The CEO of Semantic Designs, Ira Baxter, calls the kinds of migrations and mass changes they sell "heart surgery."

As in: "How many people go to the doctor and say 'Doctor, I think I need some heart surgery?' No one."

A very common thing that happens is that a company starts a project to upgrade some dying system and gets cold feet in the middle and then scraps the project. "We survived last year, we're surviving this year, we'll survive next year." Sometimes it takes extreme pressure, like the compiler for the original language no longer existing, before they migrate.

(And it's not just the really big changes.
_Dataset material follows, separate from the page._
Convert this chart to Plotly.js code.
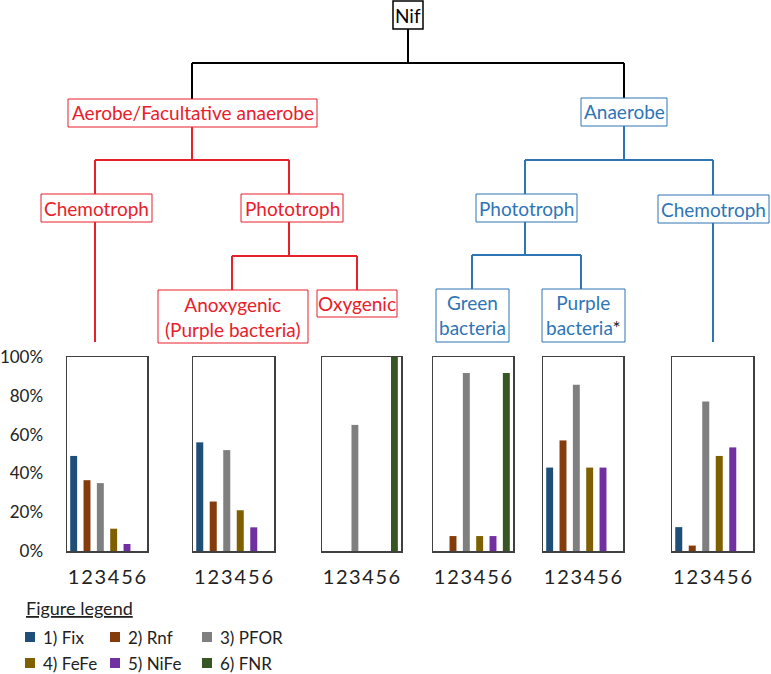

A friend of mine, who founded another program-transformation startup, discovered this when he landed a deal using his tool to upgrade some company from PHP 4 to PHP 5. They decided that they needed way more code review than the kinds of trivial changes being made actually should require, decided not to do it, and then wound up not doing the upgrade.)
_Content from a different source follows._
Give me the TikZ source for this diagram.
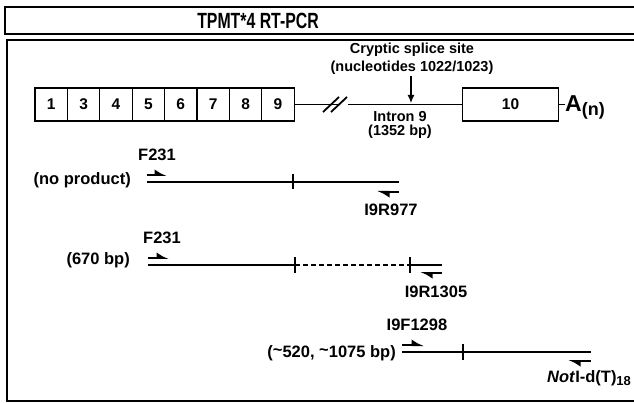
\documentclass[tikz,border=0pt]{standalone}
\usepackage{fontspec}
\setmainfont{Liberation Sans}
\usepackage{graphicx}
\usetikzlibrary{arrows.meta,positioning}

\begin{document}
\begin{tikzpicture}[x=1pt,y=-1pt,
  lbl/.style={font=\bfseries\fontsize{16.5}{18}\selectfont,inner sep=1pt},
  exon/.style={draw,line width=1.2pt,minimum width=32.4pt,minimum height=33pt,inner sep=0pt,font=\bfseries\fontsize{15.5}{17}\selectfont},
  gene/.style={line width=1.5pt},
  tickmark/.style={line width=1.5pt},
  fwd/.style={line width=2.2pt,-{Latex[harpoon,length=10pt,width=12pt]}},
  rev/.style={line width=2.2pt,-{Latex[harpoon,length=10pt,width=12pt]}}]
  \useasboundingbox (0,0) rectangle (634,403);
  \draw[line width=2pt] (5,7) rectangle (660,34);
  \draw[line width=2pt] (7,40) rectangle (660,401);
  \node[font=\bfseries\fontsize{22}{22}\selectfont] (title) at (258,20.5) {\scalebox{0.72}[1]{TPMT*4 RT-PCR}};
  % gene map
  \foreach \lab [count=\i] in {1,3,4,5,6,7,8,9}
    \node[exon] (ex\i) at ({35+32.4*\i-16.2},104.5) {\lab};
  \node[exon,minimum width=96pt] (ex10) at (510.5,104.5) {10};
  \coordinate (brk1) at (338,104.5);
  \coordinate (brk2) at (348,104.5);
  \coordinate (polya) at (565,104.5);
  \draw[gene] (ex8.east) -- (brk1);
  \draw[gene] (brk2) -- (ex10.west);
  \draw[gene] (ex10.east) -- (polya);
  \draw[line width=1.8pt] (323,112) -- (339,97) (331,112) -- (347,97);
  \node[anchor=base west,inner sep=0pt,font=\bfseries] (tail) at (polya |- 0,112)
    {\fontsize{23}{23}\selectfont A\raisebox{-4pt}{\fontsize{18}{18}\selectfont(n)}};
  \node[lbl,font=\bfseries\fontsize{14.5}{18}\selectfont,align=center] (cryp) at (412,59)
    {Cryptic splice site\\(nucleotides 1022/1023)};
  \coordinate (site) at (411,103);
  \draw[line width=1.3pt,-{Latex[length=8pt,width=7pt]}] (cryp.south -| site) -- (site);
  \node[lbl,font=\bfseries\fontsize{14.5}{14}\selectfont,align=center] (intron) at (400,125)
    {Intron 9\\(1352 bp)};
  % no product
  \node[lbl,anchor=east] (np) at (132,180) {(no product)};
  \coordinate (r1a) at (147,182);
  \coordinate (r1b) at (399,182);
  \draw[gene] (r1a) -- (r1b);
  \draw[tickmark] (293,174) -- (293,189);
  \node[lbl] (f231a) at (157,155) {F231};
  \coordinate (p1a) at (147,175);
  \coordinate (p1b) at (167,175);
  \draw[fwd] (p1a) -- (p1b);
  \coordinate (q1a) at (399,192);
  \coordinate (q1b) at (377,192);
  \draw[rev] (q1a) -- (q1b);
  \node[lbl] (i9r977) at (391,210) {I9R977};
  % 670 bp
  \node[lbl,anchor=east] (bp670) at (131,260) {(670 bp)};
  \coordinate (r2a) at (148,265);
  \coordinate (r2b) at (295,265);
  \coordinate (r2c) at (410,265);
  \coordinate (r2d) at (442,265);
  \draw[gene] (r2a) -- (r2b);
  \draw[gene,dashed,dash pattern=on 5pt off 3pt] (r2b) -- (r2c);
  \draw[gene] (r2c) -- (r2d);
  \draw[tickmark] (295,257) -- (295,273);
  \draw[tickmark] (410,257) -- (410,273);
  \node[lbl] (f231b) at (162,238) {F231};
  \coordinate (p2a) at (148,258);
  \coordinate (p2b) at (169,258);
  \draw[fwd] (p2a) -- (p2b);
  \coordinate (q2a) at (442,273);
  \coordinate (q2b) at (420,273);
  \draw[rev] (q2a) -- (q2b);
  \node[lbl] (i9r1305) at (436,292) {I9R1305};
  % 3' RACE
  \node[lbl,anchor=east] (bp520) at (397,353) {({\raisebox{0.2ex}{\char`\~}}520, {\raisebox{0.2ex}{\char`\~}}1075 bp)};
  \coordinate (r3a) at (402,352);
  \coordinate (r3b) at (591,352);
  \draw[gene] (r3a) -- (r3b);
  \draw[tickmark] (463,344) -- (463,360);
  \node[lbl] (i9f1298) at (417,325) {I9F1298};
  \coordinate (p3a) at (402,345);
  \coordinate (p3b) at (424,345);
  \draw[fwd] (p3a) -- (p3b);
  \coordinate (q3a) at (591,361);
  \coordinate (q3b) at (568,361);
  \draw[rev] (q3a) -- (q3b);
  \node[lbl,anchor=west] (noti) at (546,378) {\textit{Not}I-d(T)\raisebox{-3pt}{\fontsize{13}{13}\selectfont 18}};
\end{tikzpicture}
\end{document}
When Ira begins talking to a new customer, he asks two questions:

1. How long have you been in your job? 2. Have you tried to do this kind of thing before?
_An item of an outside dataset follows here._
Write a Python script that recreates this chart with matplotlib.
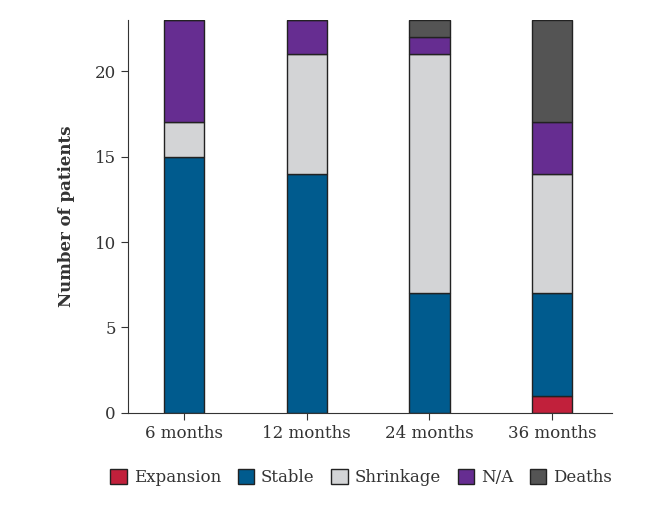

If the answer to #1 is too long, then he knows that either the manager he's talking too is risk-averse and complacent, or that he'll be promoted to his next job in the middle of the project. To make a good deal, he needs his counterpart to be someone who wants this kind of upgrade to be their big initiative that will help them rise.

If the answer to #2 is no, then he'll know that eventually talks will break down and then they'll try to do it manually or in-house by underestimating how hard it is. For their most famous project, the B-2 Stealth Bomber migration, Northrop Grumman did exactly that -- came to Semantic Designs after a failed manual migration and a failed in-house tool development effort.

So, yeah -- it's a very tough market. The buyers don't behave like you think they should.

I wrote about this some in an appendix to pathsensitive.com/2023/09/its-time-for-painkillers-vitamins-die.html


Thanks - this is extremely insightful and helpful.

(2018) Discussion on HN in 2021 (132 points) https://news.ycombinator.com/item?id=28099928

Nice. Thanks @gnabgib

Agree with the other commenter the new approaches are mostly neurosymbolic and based on DNNs vs the approaches given here. FWIW I think this is one of the critical pieces to AGI and I know many of the large AI labs are working on integrating these approaches in an agentic way with the LLMs they’ve trained. I expect this will dominate at least the next 12-24 months of research. There are also a few AI startups out there also working on prototyping these ideas.

It warms my heart to see program generation getting some light.

If you are into this then follow me here. I'm working on a program synthesis project in my spare time, a fusion of PG and LLMs.

https://youtu.be/sqvHjXfbI8o?si=rg6EnqkHtUjs1Cki&t=423


Everything relevant in "program synthesis" moved to the new buzzword "codegen"

Depends on the extent to which you understand the Silicon Valley venture capitalism era as a permanent evolution, as opposed to an unsustainable trend!

In my nonacademic opinion, codegen is way, way less meaningful and powerful of a perspective to take on the problem than Program Synthesis. That said, I’m curious - are you mostly referencing commercial and OSS work with this comment, or does this also include institutional textbooks and tutorials and such?

FWIW, Program Synthesis is still much more popular in print according to Google Ngram - tho it’s losing ground fast!

https://i.imgur.com/bhDPzho.jpeg

Is there a similar tool that would accurately measure usage in blogs, manuals, and github pages, I wonder?


Has LLM shaken up this field?

yes

Could you give an example of an apples-to-apples comparison between (symbolic) program synthesis and LLMs that the latter wins?

The reason I am asking is because, in my experience, LLMs never match the 100% precision (relative to the specification that is synthesised against), which program synthesis effortlessly matches.

On the apples-to-apples comparisons, LLMs often only obtain 70% - 80% precision, which means they are effectively solving a simpler synthesis problem. (Yes they have other benefits, like being able to extract knowledge from natural language, which conventional synthesis can't do, but that's offen not needed.)


Do you have a link to literature review?